Whenever you start placing multiple products into a display, bear in mind the ‘Pyramid Principle’ and ‘Rule of Three’ techniques. The Pyramid Principle dictates that you create a triangular display, with the biggest item in the middle and the smallest on the outside — which ensures that your display doesn’t look flat and boring. Instead, it will catch the eye, as the products seem to ‘fall’ down towards the viewer. Equally effective is the Rule of Three. Within this, you create attractive asymmetry that shoppers will find engaging. Apparently, humans see asymmetry as normal — which means they pay less attention. By placing product in groups of three, you can create a noticeable imbalance that forces the eye to take in each product individually, as opposed to the display in its entirety — excellent for effectively advertising each item.

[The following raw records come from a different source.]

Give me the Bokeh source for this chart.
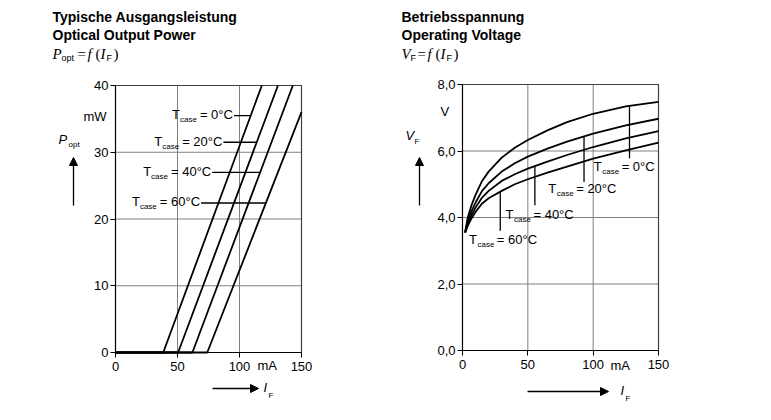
import numpy as np
from bokeh.plotting import figure
from bokeh.layouts import row
from bokeh.models import Range1d, Label, Arrow, NormalHead, LinearAxis, FixedTicker
from bokeh.embed import file_html
from bokeh.resources import INLINE

# ---------------- data ----------------
temps = ["0°C", "20°C", "40°C", "60°C"]

# Left chart: optical output power vs forward current (piecewise linear)
p_thr_mA = [38.5, 50.5, 62.0, 74.0]    # threshold current (P = 0)
p_end_mA = [118, 131, 143, 150]        # last point of each line
p_end_mW = [40, 40, 40, 36]
p_label_mW = [35.5, 31.5, 27.0, 22.4]          # level of each label leader
p_label_start_mA = [95.5, 87.0, 78.0, 69.0]    # where each leader starts

x_ticks = [0, 50, 100, 150]
p_ticks = [0, 10, 20, 30, 40]

# Right chart: forward voltage vs forward current
vf_if = [2, 4, 7, 10, 15, 20, 30, 40, 50, 65, 80, 100, 125, 150]
vf_t0 = [3.55, 4.00, 4.38, 4.68, 5.10, 5.38, 5.80, 6.10, 6.33, 6.62, 6.87, 7.12, 7.34, 7.48]
vf_t20 = [3.55, 3.88, 4.20, 4.45, 4.80, 5.03, 5.38, 5.63, 5.83, 6.07, 6.28, 6.52, 6.77, 6.97]
vf_t40 = [3.55, 3.80, 4.08, 4.30, 4.60, 4.80, 5.10, 5.30, 5.47, 5.68, 5.88, 6.12, 6.38, 6.60]
vf_t60 = [3.55, 3.75, 3.98, 4.17, 4.42, 4.58, 4.80, 5.00, 5.15, 5.35, 5.53, 5.77, 6.02, 6.25]
vf_series = [vf_t0, vf_t20, vf_t40, vf_t60]
vf_leader_mA = [127.8, 93.0, 55.4, 28.9]
vf_leader_low = [5.78, 5.07, 4.37, 3.60]
vf_text_mA = [100.5, 65.7, 33.0, 5.0]
vf_text_V = [5.50, 4.85, 4.05, 3.30]

vf_ticks = [0, 2, 4, 6, 8]
vf_tick_labels = ["0,0", "2,0", "4,0", "6,0", "8,0"]

# ---------------- style ----------------
SANS = "Liberation Sans"
SERIF = "Liberation Serif"
FS = 13
TFS = 14
SUB = 8
GRID = "#808080"
BOX = "#404040"

ARIAL = {"T": .611, "c": .5, "a": .556, "s": .5, "e": .556, "=": .584, " ": .278,
         "0": .556, "2": .556, "4": .556, "6": .556, "°": .4, "C": .722}


def tw(text, size):
    return sum(ARIAL.get(ch, .556) for ch in text) * size


def make_fig(W, H, ox, box, xmax, ymax):
    """Figure whose frame fills the canvas; box = (left, top, right, bottom) page px of the plot box."""
    l, t, r, b = box
    sx = (r - l) / xmax
    sy = (b - t) / ymax
    x_rng = Range1d(-(l - ox) / sx, (ox + W - l) / sx)
    y_rng = Range1d(-(H - b) / sy, t / sy + ymax)
    p = figure(width=W, height=H, x_range=x_rng, y_range=y_rng,
               x_axis_location=None, y_axis_location=None,
               output_backend="svg", toolbar_location=None, min_border=0)
    p.min_border_left = p.min_border_right = p.min_border_top = p.min_border_bottom = 0
    p.outline_line_color = None
    p.background_fill_color = "white"
    p.border_fill_color = "white"
    for g in p.grid:
        g.visible = False
    X = lambda px: (px - l) / sx
    Y = lambda py: (b - py) / sy
    return p, X, Y


def style_axis(ax):
    ax.axis_line_color = "black"
    ax.axis_line_width = 1.2
    ax.major_tick_line_color = "black"
    ax.major_tick_in = 0
    ax.major_tick_out = 5
    ax.minor_tick_line_color = None
    ax.major_label_text_font = SANS
    ax.major_label_text_font_size = f"{FS}px"
    ax.major_label_text_color = "black"


def frame_and_grid(p, xt, yt, xmax, ymax):
    # grid lines, drawn through the data scales
    p.segment(x0=xt, y0=[0] * len(xt), x1=xt, y1=[ymax] * len(xt), line_color=GRID, line_width=1)
    p.segment(x0=[0] * len(yt), y0=yt, x1=[xmax] * len(yt), y1=yt, line_color=GRID, line_width=1)
    # top and right edges of the box
    p.line([0, xmax, xmax], [ymax, ymax, 0], line_color=BOX, line_width=1.2)
    xa = LinearAxis(fixed_location=0, ticker=FixedTicker(ticks=xt), bounds=(0, xmax))
    ya = LinearAxis(fixed_location=0, ticker=FixedTicker(ticks=yt), bounds=(0, ymax))
    style_axis(xa)
    style_axis(ya)
    xa.major_label_standoff = 4
    ya.major_label_standoff = 2
    p.add_layout(xa, "below")
    p.add_layout(ya, "left")
    return xa, ya


def lab(p, x, y, text, size=FS, font=SANS, style="normal", align="left", xo=0, yo=0):
    p.add_layout(Label(x=x, y=y, text=text, x_offset=xo, y_offset=yo,
                       text_font=font, text_font_size=f"{size}px", text_font_style=style,
                       text_align=align, text_baseline="middle", text_color="black"))


def arrow(p, x0, y0, x1, y1):
    p.add_layout(Arrow(end=NormalHead(size=8, fill_color="black", line_color="black"),
                       x_start=x0, y_start=y0, x_end=x1, y_end=y1,
                       line_color="black", line_width=1.3))


def formula(p, X, Y, x0, sym, sub, sub_w):
    """Title formula  sym_sub = f (I_F)  in serif italic with sans subscripts."""
    lab(p, X(x0), Y(53), sym, size=15, font=SERIF, style="italic")
    lab(p, X(x0 + 9), Y(57), sub, size=9)
    xe = x0 + 9 + sub_w + 2
    lab(p, X(xe), Y(53), "=", size=15, font=SERIF)
    lab(p, X(xe + 10), Y(53), "f", size=15, font=SERIF, style="italic")
    lab(p, X(xe + 18), Y(53), "(", size=15, font=SERIF)
    lab(p, X(xe + 23), Y(53), "I", size=15, font=SERIF, style="italic")
    lab(p, X(xe + 29), Y(57), "F", size=9)
    lab(p, X(xe + 36), Y(53), ")", size=15, font=SERIF)


# ---------------- left figure ----------------
p1, X1, Y1 = make_fig(388, 410, 0, (115, 85, 301, 352), 150, 40)
frame_and_grid(p1, x_ticks, p_ticks, 150, 40)

for thr, xe, ye in zip(p_thr_mA, p_end_mA, p_end_mW):
    p1.line([0, thr, xe], [0, 0, ye], line_color="black", line_width=1.8)

for t, thr, xe, ye, ly, lx in zip(temps, p_thr_mA, p_end_mA, p_end_mW, p_label_mW, p_label_start_mA):
    x_on_line = thr + (xe - thr) * ly / ye
    p1.line([lx, x_on_line], [ly, ly], line_color="black", line_width=1.3)
    eq = "= " + t
    w_eq = tw(eq, FS)
    w_case = tw("case", SUB)
    lab(p1, lx, ly, eq, align="right", xo=-1, yo=1)
    lab(p1, lx, ly, "case", size=SUB, align="right", xo=-w_eq - 4, yo=-4)
    lab(p1, lx, ly, "T", align="right", xo=-w_eq - w_case - 4, yo=1)

# titles
lab(p1, X1(52), Y1(16), "Typische Ausgangsleistung", size=TFS, style="bold")
lab(p1, X1(52), Y1(34), "Optical Output Power", size=TFS, style="bold")
formula(p1, X1, Y1, 52, "P", "opt", 14)

# units and axis names
lab(p1, X1(106), Y1(116), "mW", align="right")
lab(p1, X1(257), Y1(365), "mA")
lab(p1, X1(58), Y1(139), "P", style="italic")
lab(p1, X1(68), Y1(144), "opt", size=SUB)
arrow(p1, X1(73), Y1(205), X1(73), Y1(157))
arrow(p1, X1(212), Y1(388), X1(258), Y1(388))
lab(p1, X1(263), Y1(387), "I", style="italic")
lab(p1, X1(268), Y1(395), "F", size=SUB)

# ---------------- right figure ----------------
p2, X2, Y2 = make_fig(380, 410, 388, (462, 84, 658, 350), 150, 8)
xa2, ya2 = frame_and_grid(p2, x_ticks, vf_ticks, 150, 8)
ya2.major_label_overrides = {v: s for v, s in zip(vf_ticks, vf_tick_labels)}

for s in vf_series:
    p2.line(vf_if, s, line_color="black", line_width=1.8)

for t, s, lx, lo, txx, txy in zip(temps, vf_series, vf_leader_mA, vf_leader_low, vf_text_mA, vf_text_V):
    top = float(np.interp(lx, vf_if, s))
    p2.line([lx, lx], [lo, top], line_color="black", line_width=1.3)
    lab(p2, txx, txy, "T", yo=1)
    lab(p2, txx, txy, "case", size=SUB, xo=tw("T", FS) + 0.5, yo=-4)
    lab(p2, txx, txy, "= " + t, xo=tw("T", FS) + tw("case", SUB) + 3, yo=1)

lab(p2, X2(401), Y2(16), "Betriebsspannung", size=TFS, style="bold")
lab(p2, X2(401), Y2(34), "Operating Voltage", size=TFS, style="bold")
formula(p2, X2, Y2, 401, "V", "F", 5)

lab(p2, X2(440), Y2(111), "V")
lab(p2, X2(610), Y2(365), "mA")
lab(p2, X2(405), Y2(135), "V", style="italic")
lab(p2, X2(414), Y2(141), "F", size=SUB)
arrow(p2, X2(419), Y2(205), X2(419), Y2(157))
arrow(p2, X2(527), Y2(391), X2(608), Y2(391))
lab(p2, X2(620), Y2(390), "I", style="italic")
lab(p2, X2(625), Y2(398), "F", size=SUB)

layout = row(p1, p2)
open("out.html", "w").write(file_html(layout, INLINE))
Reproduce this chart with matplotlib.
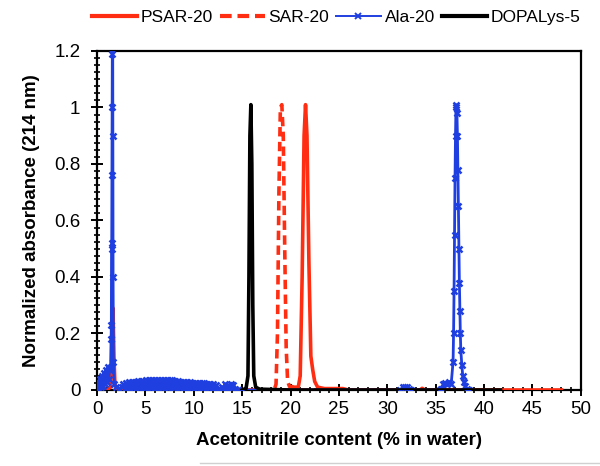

Don’t keep a visual merchandising display the same forever
You are bound to be satisfied when you’ve finished the full design of an entire shop floor and are happy with the arrangement. However, this doesn’t mean you should let it stay that way. A major part of tactical visual merchandising is moving your presentations as new stock comes in. Don’t let customers get bored of visiting you — keep changing things up and you can make it look like you’re constantly replenishing your stock and bringing in new and wonderful items (even if you’re not).
Seasonal goods will only appeal to your consumers for a few weeks at a time, while promotions are only going to last for limited periods. Don’t give people the impression that your brand is behind the times or lazy. Instead, change your visual merchandising displays every month and retain the perception of innovation.
It’s expected that the way we shop will change quite significantly in the months and years to come. If predictions are anything to go by, ‘the experience’ will become more favoured than just buying goods and services. With visual merchandising, you can ensure that your shop offers something engaging to keep consumers interested — so why not start planning out your shop’s next visual merchandising campaign today?